We know that the greatest challenge facing our health system is to provide effective care for patients with complex and chronic conditions.
The US Agency for Healthcare Research and Quality addresses this question in a recent White Paper, “Cooordinating Care for Adults with Complex Care Needs in the Patient-Centered Medical Home: Challenges and Solutions”
In this months Annals of Family Medicine, the White Paper author Eugene Rich summaries the policies and strategies developed to help typical, smaller primary care practices transform into effective medical homes that appropriately serve patients with complex needs. All the programs that they studied allow patients with complex needs to maintain existing relationships with their primary care clinicians while giving small practices the resources to overcome barriers to providing excellent care to these patients. A further ‘brief paper’ Ensuring that Patient Centered Medical Homes Effectively Serve Patients with Complex Needs also accompanies the AHRQ White Paper. The summary below draws from the Annals article and the Brief paper.
The patient-centered medical home (PCMH) is a model for strengthening primary care through the reorganization of existing practices to provide patient-centered, comprehensive, coordinated, and accessible care that is continuously improved through a systems-based approach to quality and safety. Agency for Healthcare Research and Quality (AHRQ). What is the PCMH? AHRQ’s definition of the medical home?
Recent studies have confirmed that the care provided by a patient-centred medical home reduces morbidity and costs.
The programs that were studied for the White Paper used a number of key approaches to support primary care practices.
Focusing on the most costly patients.
Placing case managers/care coordinators in primary care practices.
Case managers/care coordinators are typically nurses, social workers, or other professionals who work as a team with the primary care clinician. Case managers/care coordinators extend the reach and capacity of primary care clinicians to provide more proactive care by making home visits, providing 24-hour on-call advice, and helping patients find and secure community-based services.
Allowing flexibility in matching staff to the needs of each practice.
These staff include case managers/care coordinators, as well as specialists in geriatrics, nutrition, mental health, and assistive technology. In many programs, staff rotate among several primary care practices, but if a practice has enough patients with complex needs, support staff can be assigned to just one.
Helping primary care clinicians manage patients with complex care needs alongside their regular patients.
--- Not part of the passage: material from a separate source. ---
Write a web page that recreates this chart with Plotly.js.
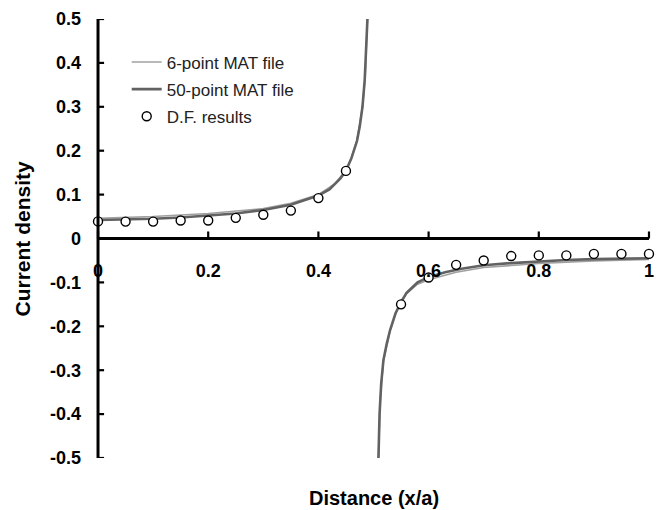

Most of the programs help reorganize workflow and systems; identify and proactively track complex or high-risk patients via registries; conduct in-home assessments; staff 24/7 telephone lines to complement the practice’s after-hours coverage; set up electronic health records, Web-based IT registries, and referral tracking systems;
Quality Improvement Activities and Learning Opportunities
All of the programs emphasize quality improvement, and monitor utilization and quality indicators to identify areas for improvement;
Team-based quality improvement through peer-to-peer learning and in-person meetings is another common approach
Paying additional fees to compensate primary care practices for time required to care for people with complex care needs.
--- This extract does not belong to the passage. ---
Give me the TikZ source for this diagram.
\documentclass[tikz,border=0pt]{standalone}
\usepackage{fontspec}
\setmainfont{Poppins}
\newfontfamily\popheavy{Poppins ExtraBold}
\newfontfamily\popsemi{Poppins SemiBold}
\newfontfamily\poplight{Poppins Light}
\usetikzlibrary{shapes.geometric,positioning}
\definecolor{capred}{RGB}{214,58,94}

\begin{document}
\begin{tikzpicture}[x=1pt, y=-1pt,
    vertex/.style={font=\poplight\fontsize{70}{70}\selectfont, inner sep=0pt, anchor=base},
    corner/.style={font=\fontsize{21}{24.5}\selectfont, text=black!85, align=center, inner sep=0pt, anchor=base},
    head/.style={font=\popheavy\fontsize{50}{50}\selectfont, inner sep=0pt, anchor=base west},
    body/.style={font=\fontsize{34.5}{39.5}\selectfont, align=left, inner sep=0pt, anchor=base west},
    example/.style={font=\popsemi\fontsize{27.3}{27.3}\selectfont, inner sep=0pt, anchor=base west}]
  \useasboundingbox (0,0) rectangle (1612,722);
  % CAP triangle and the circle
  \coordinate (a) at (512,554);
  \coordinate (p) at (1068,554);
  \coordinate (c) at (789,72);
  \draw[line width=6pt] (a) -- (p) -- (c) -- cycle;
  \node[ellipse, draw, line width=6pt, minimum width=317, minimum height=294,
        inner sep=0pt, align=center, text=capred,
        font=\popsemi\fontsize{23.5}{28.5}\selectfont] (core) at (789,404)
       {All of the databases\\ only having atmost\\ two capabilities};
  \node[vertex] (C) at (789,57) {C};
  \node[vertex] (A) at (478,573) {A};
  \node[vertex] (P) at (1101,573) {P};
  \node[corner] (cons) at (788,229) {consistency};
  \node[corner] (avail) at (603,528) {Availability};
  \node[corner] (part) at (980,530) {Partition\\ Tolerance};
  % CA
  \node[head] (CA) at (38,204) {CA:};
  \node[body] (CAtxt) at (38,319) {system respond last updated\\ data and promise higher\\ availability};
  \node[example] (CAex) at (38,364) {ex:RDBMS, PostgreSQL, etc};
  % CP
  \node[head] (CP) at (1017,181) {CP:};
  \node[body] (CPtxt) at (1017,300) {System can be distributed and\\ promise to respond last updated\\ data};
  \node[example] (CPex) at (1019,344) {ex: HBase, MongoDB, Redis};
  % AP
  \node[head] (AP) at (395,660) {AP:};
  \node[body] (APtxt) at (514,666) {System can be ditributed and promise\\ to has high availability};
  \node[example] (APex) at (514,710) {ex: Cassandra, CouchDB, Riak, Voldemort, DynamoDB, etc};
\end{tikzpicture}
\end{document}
Most of the innovative programs augment current payment to primary care practices with a monthly amount per patient, sometimes adjusted to reflect disease or condition complexity, which enables the practices to spend time on comprehensive assessment and care coordination.
What are the Next Steps?
Patients with complex health care needs represent the greatest challenge to transforming small primary care practices into high-functioning medical homes. These patients also present a great opportunity for medical homes to dramatically improve outcomes, such as lower costs, higher-quality care, and better care experiences for patients and clinicians. To achieve these aims, small practices will require enhanced support and resources—beyond those needed to meet current medical home standards—to deliver optimal care to patients with complex care needs. The 2 most crucial supports appear to be additional practice reimbursement for time spent coordinating care and integration of care coordinators with primary care teams.
Annals of Family Medicine
We have a tremendous opportunity in Australia to lead the world in the management of patients with complex needs by ensuring that our health system re-focuses on primary care, building on the resources, skills and relationships that exist in General Practice.